Objective - Print, word for word, every line from the beginning of the listing up to and including the line with "import * as". Pictures are to be excluded.

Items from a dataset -
+ + + + + + +

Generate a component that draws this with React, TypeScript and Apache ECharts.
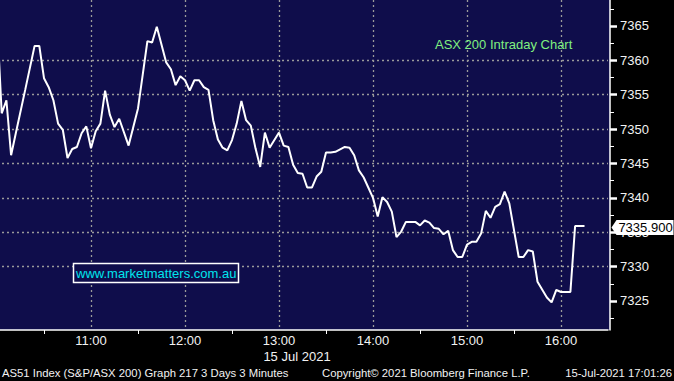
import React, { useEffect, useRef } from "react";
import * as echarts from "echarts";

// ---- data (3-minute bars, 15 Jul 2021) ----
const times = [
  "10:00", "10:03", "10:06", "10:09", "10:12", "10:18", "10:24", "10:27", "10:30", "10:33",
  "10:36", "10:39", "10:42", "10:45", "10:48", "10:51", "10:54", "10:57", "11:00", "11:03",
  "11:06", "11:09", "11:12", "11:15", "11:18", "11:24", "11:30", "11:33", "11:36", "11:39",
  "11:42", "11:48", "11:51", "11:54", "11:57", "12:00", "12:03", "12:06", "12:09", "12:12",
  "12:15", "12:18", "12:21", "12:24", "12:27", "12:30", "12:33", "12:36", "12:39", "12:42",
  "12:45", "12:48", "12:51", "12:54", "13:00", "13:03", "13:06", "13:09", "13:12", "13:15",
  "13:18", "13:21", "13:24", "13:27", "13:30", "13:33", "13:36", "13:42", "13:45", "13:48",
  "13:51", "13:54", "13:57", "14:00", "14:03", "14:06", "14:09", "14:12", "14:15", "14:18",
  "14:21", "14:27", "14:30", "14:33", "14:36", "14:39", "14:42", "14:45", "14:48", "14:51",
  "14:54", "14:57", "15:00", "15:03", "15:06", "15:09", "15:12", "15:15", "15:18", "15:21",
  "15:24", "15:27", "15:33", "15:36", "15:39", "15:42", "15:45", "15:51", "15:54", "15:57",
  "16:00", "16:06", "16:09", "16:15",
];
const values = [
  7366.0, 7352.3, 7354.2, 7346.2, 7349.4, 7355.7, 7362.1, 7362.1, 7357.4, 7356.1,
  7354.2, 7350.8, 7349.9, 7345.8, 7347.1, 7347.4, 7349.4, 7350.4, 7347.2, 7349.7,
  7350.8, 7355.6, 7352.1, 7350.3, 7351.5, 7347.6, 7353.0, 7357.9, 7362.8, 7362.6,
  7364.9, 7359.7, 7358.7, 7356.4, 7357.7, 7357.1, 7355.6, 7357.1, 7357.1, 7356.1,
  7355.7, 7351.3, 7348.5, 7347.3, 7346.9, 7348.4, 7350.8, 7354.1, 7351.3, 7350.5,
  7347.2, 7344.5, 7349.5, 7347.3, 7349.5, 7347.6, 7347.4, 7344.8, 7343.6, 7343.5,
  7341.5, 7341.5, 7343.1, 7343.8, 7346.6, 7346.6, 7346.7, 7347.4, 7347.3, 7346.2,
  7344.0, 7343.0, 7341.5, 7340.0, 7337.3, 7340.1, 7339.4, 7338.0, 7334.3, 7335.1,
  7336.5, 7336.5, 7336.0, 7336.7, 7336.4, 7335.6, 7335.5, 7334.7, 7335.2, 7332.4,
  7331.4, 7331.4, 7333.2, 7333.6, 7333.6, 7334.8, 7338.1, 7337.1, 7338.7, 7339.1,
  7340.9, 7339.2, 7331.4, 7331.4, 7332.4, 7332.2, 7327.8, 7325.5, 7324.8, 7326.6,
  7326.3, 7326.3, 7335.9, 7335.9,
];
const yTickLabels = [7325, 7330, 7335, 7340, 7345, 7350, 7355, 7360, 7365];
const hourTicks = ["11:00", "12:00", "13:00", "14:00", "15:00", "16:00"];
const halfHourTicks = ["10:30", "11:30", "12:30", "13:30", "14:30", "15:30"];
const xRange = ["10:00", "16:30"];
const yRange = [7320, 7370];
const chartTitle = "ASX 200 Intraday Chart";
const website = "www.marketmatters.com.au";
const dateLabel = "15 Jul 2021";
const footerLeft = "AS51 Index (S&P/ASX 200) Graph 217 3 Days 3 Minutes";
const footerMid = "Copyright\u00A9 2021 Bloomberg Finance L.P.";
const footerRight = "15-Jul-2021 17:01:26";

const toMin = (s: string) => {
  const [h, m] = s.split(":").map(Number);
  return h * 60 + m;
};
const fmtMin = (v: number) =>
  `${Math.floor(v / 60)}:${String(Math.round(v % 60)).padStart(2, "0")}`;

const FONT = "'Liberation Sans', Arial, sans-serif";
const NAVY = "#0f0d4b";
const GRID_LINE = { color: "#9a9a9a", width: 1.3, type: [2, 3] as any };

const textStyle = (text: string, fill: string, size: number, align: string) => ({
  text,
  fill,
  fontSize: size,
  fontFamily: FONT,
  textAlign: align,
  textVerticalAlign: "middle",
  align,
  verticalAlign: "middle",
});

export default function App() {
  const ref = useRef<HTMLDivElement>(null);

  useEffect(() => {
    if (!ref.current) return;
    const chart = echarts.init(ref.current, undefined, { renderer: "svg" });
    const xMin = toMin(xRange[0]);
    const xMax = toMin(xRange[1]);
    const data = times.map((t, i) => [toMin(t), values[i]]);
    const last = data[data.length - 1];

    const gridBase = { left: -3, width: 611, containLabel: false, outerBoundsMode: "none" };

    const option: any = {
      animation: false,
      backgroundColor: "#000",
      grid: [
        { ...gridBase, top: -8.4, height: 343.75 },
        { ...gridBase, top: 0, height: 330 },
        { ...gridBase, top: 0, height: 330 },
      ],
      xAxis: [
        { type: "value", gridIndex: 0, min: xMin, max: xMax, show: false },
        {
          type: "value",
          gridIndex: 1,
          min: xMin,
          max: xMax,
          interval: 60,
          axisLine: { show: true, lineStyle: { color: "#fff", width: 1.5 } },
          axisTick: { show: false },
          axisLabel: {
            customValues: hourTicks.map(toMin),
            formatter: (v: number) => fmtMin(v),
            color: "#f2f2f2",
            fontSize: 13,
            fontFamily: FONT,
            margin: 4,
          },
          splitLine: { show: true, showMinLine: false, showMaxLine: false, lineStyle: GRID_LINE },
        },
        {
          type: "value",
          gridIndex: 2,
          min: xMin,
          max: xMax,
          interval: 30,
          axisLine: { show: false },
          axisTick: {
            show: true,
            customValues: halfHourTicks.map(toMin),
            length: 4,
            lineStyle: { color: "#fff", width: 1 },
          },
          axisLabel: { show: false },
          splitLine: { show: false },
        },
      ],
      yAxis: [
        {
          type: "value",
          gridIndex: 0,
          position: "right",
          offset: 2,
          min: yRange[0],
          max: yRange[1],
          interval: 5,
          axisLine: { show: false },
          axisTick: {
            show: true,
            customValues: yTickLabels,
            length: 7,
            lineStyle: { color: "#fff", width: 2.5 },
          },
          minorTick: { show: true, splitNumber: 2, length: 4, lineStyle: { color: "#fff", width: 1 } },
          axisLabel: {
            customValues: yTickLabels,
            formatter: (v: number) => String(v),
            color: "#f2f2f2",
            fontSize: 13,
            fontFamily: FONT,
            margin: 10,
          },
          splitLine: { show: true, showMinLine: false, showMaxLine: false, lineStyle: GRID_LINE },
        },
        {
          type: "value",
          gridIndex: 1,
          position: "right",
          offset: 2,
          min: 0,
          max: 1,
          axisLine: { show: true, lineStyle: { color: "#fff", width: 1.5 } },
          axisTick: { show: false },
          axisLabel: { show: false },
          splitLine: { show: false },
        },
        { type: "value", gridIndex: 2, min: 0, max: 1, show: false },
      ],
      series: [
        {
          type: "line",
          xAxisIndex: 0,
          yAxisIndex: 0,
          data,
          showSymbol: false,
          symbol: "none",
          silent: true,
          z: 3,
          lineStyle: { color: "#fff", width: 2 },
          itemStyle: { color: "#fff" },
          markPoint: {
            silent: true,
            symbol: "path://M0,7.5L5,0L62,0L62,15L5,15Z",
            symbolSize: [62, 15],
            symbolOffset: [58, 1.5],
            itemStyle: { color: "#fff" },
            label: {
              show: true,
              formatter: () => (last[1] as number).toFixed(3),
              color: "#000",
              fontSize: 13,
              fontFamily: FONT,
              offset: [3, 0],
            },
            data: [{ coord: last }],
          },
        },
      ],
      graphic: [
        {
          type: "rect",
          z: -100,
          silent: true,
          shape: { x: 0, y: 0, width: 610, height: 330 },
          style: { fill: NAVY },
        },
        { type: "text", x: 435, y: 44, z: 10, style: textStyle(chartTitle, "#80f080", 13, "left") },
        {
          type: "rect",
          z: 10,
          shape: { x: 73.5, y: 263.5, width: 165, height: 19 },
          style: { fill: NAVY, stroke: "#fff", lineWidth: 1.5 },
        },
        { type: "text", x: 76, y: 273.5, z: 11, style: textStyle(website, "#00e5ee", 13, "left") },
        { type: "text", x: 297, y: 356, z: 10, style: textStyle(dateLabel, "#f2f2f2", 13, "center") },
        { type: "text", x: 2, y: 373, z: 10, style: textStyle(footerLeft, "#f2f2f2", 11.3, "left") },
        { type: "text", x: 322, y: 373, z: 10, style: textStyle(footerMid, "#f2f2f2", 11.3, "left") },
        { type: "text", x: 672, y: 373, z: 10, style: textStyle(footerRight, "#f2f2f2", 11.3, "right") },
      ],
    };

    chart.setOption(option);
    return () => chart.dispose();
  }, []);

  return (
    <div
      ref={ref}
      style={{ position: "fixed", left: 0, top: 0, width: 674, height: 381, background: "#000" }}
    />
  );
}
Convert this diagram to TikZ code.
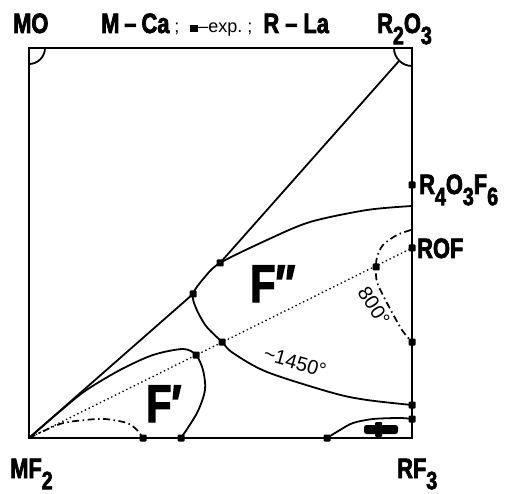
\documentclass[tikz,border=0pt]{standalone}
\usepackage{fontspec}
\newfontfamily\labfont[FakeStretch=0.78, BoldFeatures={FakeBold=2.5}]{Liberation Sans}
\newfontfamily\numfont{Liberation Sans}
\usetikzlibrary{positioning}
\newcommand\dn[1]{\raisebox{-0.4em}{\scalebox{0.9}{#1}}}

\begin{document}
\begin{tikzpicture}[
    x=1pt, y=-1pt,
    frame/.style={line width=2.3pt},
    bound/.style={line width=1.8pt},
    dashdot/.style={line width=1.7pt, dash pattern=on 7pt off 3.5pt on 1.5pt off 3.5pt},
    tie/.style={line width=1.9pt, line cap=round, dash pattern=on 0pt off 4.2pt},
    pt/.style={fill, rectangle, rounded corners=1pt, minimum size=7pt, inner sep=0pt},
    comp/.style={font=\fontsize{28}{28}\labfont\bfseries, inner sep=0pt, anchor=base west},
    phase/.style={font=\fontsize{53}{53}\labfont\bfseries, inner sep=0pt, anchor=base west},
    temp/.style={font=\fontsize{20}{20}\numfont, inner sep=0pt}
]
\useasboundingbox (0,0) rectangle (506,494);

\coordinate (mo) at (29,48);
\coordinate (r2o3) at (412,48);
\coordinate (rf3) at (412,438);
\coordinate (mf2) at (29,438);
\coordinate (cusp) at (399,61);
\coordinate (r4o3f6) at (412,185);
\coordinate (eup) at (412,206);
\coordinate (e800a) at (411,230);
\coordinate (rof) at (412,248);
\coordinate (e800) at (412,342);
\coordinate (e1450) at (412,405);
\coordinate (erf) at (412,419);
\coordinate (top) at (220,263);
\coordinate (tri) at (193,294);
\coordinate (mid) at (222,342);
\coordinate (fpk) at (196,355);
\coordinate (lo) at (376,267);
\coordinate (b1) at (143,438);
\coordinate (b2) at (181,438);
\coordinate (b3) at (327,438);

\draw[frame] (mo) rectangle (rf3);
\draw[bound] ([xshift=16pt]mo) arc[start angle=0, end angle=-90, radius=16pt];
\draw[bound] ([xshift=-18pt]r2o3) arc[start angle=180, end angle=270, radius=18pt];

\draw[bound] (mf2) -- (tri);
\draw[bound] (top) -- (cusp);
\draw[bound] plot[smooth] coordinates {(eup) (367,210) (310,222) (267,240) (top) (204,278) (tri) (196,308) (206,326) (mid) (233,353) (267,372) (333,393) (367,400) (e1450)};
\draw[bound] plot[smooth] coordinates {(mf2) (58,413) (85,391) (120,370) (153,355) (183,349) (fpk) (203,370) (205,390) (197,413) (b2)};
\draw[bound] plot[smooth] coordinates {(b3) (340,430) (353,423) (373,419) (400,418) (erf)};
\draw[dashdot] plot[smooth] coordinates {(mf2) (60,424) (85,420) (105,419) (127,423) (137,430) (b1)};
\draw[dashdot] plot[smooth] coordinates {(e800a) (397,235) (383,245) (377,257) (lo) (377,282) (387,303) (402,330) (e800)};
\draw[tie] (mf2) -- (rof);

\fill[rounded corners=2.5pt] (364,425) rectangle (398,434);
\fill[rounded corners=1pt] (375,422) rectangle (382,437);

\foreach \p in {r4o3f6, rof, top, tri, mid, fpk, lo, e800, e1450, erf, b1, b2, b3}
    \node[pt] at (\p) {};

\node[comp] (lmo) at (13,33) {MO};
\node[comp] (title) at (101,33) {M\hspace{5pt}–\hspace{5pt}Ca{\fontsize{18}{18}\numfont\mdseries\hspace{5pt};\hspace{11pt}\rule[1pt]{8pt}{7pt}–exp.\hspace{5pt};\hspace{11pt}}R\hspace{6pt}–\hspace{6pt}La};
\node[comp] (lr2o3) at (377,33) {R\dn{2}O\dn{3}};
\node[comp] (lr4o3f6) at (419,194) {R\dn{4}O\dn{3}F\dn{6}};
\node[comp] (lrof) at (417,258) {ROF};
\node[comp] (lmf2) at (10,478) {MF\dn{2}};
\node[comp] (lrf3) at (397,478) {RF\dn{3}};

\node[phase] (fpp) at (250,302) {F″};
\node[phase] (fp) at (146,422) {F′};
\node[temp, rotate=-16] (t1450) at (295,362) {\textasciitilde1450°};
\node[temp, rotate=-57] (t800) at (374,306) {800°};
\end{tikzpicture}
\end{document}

+ + + + + + +

Exercise solution -
Generate a component that draws this with React, TypeScript and Apache ECharts.
import React, { useEffect, useRef } from "react";
import * as echarts from "echarts";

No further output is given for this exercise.